July 3, 2009


Going to Hell

The world’s going to hell in a Hummer.

The world’s going to hell in a Himmler.

The world’s going to hell in a Harvester.

The world’s going to hell in a Heimlich maneuver.

So sez me and so sez Cooper.

Thank you. That is all.

comments

6 Responses to “Going to Hell”

  1. woubie on July 3rd, 2009 at 2:24 pm

    …to hell in a humpback hiccup. So sez my mad (scientist) child.

  2. Sheila Ryan on July 3rd, 2009 at 2:35 pm

    “Humpback hiccup” is brilliant, and so is your mad (scientist) child.

    Ooh. But it does remind me a little of the child who terrorized Hank in the “King of the Hill” episode that also featured a taxidermy subplot — the child who chanted,

    “Dusty Old Bones!

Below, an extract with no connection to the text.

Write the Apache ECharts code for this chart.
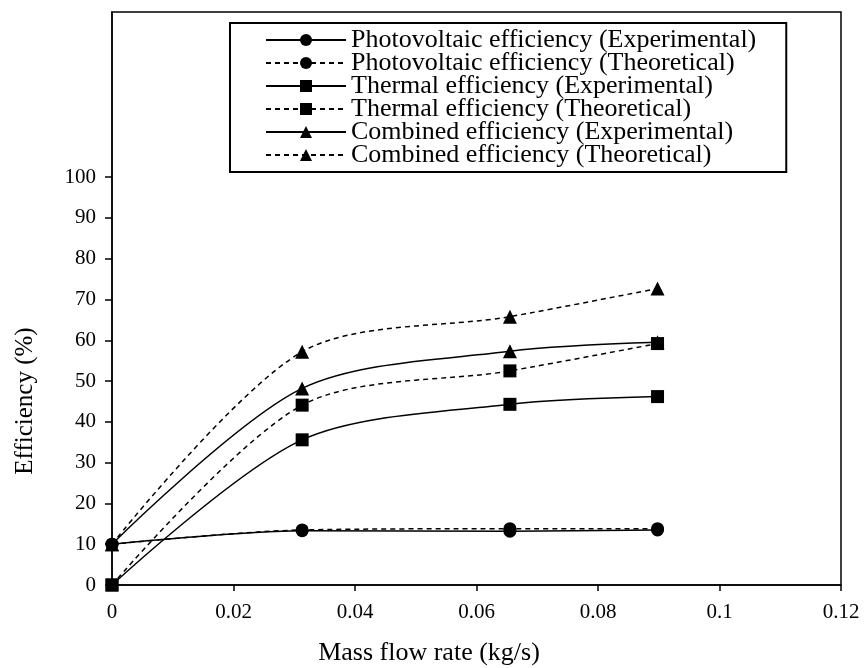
<!DOCTYPE html>
<html>
<head>
<meta charset="utf-8">
<script src="https://cdn.jsdelivr.net/npm/echarts@6/dist/echarts.min.js"></script>
<style>
  html, body { margin: 0; padding: 0; background: #fff; }
  #main { width: 864px; height: 668px; }
</style>
</head>
<body>
<div id="main"></div>
<script>
// mass flow rate (kg/s)
var flow = [0, 0.0313, 0.0655, 0.0898];
// efficiencies (%)
var pvExp = [10, 13.3, 13.2, 13.5];
var pvTheo = [10, 13.5, 13.8, 13.8];
var thExp = [0, 35.6, 44.3, 46.2];
var thTheo = [0, 44.1, 52.5, 59.2];
var coExp = [10, 48.2, 57.3, 59.5];
var coTheo = [10, 57.2, 65.8, 72.7];
var yTicks = [0, 10, 20, 30, 40, 50, 60, 70, 80, 90, 100];

var names = [
    'Photovoltaic efficiency (Experimental)',
    'Photovoltaic efficiency (Theoretical)',
    'Thermal efficiency (Experimental)',
    'Thermal efficiency (Theoretical)',
    'Combined efficiency (Experimental)',
    'Combined efficiency (Theoretical)'
];
var values = [pvExp, pvTheo, thExp, thTheo, coExp, coTheo];
var symbols = ['circle', 'circle', 'rect', 'rect', 'triangle', 'triangle'];
var sizes = [13, 13, 13, 13, 14, 14];

function pairs(ys) {
    return flow.map(function (x, i) { return [x, ys[i]]; });
}

var font = 'Liberation Serif';
var series = names.map(function (n, i) {
    var dashed = i % 2 == 1;
    return {
        name: n,
        type: 'line',
        smooth: 0.3,
        symbol: symbols[i],
        symbolSize: sizes[i],
        itemStyle: { color: '#000' },
        lineStyle: { color: '#000', width: 1.5, type: dashed ? [5, 4] : 'solid' },
        data: pairs(values[i])
    };
});

var myChart = echarts.init(document.getElementById('main'));
option = {
    animation: false,
    grid: {
        left: 112, right: 23, top: 12, bottom: 83,
        show: true, borderColor: '#000', borderWidth: 1.5
    },
    legend: {
        orient: 'vertical',
        left: 230, top: 23,
        padding: [4, 30, 4, 35],
        itemWidth: 80, itemHeight: 15, itemGap: -3,
        borderColor: '#000', borderWidth: 2,
        textStyle: { fontFamily: font, fontSize: 26, color: '#000' },
        data: names
    },
    xAxis: {
        type: 'value',
        min: 0, max: 0.12, interval: 0.02,
        splitLine: { show: false },
        axisLine: { lineStyle: { color: '#000', width: 1.5 } },
        axisTick: { length: 6, lineStyle: { color: '#000', width: 1.5 } },
        axisLabel: { margin: 17, fontFamily: font, fontSize: 21, color: '#000' }
    },
    yAxis: {
        type: 'value',
        min: 0, max: 140.5,
        splitLine: { show: false },
        axisLine: { onZero: false, lineStyle: { color: '#000', width: 1.5 } },
        axisTick: { length: 7, customValues: yTicks, lineStyle: { color: '#000', width: 1.5 } },
        axisLabel: { margin: 16, customValues: yTicks, fontFamily: font, fontSize: 21, color: '#000' }
    },
    graphic: [
        {
            type: 'text', x: 25, y: 401, rotation: Math.PI / 2,
            style: {
                text: 'Efficiency (%)', fontFamily: font, fontSize: 25, fill: '#000',
                align: 'center', verticalAlign: 'middle'
            }
        },
        {
            type: 'text', x: 429, y: 653,
            style: {
                text: 'Mass flow rate (kg/s)', fontFamily: font, fontSize: 26, fill: '#000',
                align: 'center', verticalAlign: 'middle'
            }
        }
    ],
    series: series
};
myChart.setOption(option);
</script>
</body>
</html>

Full of green dust! Dusty Old Bones! Full of green dust!”

    as he rode his bike in circles on Hank’s wet lawn.

    Not really. Your mad (scientist) child’s phrase is quite good and not simply weird.

  3. Kathy Hilen-Smith on July 3rd, 2009 at 5:03 pm

    The world’s going to hell in Hank’s front yard

  4. Coop on July 4th, 2009 at 8:39 pm

    The world’s going to hell in a big green Heisenberg uncertainty principle meltdown.

  5. Coop on July 4th, 2009 at 8:39 pm

    The world’s going to hell in a handkerchief.

  6. woubie on July 5th, 2009 at 2:04 pm

    I haven’t determined for sure if my mad (scientist) child makes up words and phrases intentionally or if she has simply misunderstood something she overheard. Either way they’re usually amusing.

    She does come up with random ideas that I think are brilliant. Such as having a blue light added to stop lights, so that when the light turns green and you can’t go because a “moron” is blocking you and not paying attention, he or she would be informed via a blinking blue light that they are indeed a moron. Her definition of the word moron is ‘a person who really really just doesn’t know how to drive and annoys everyone else’.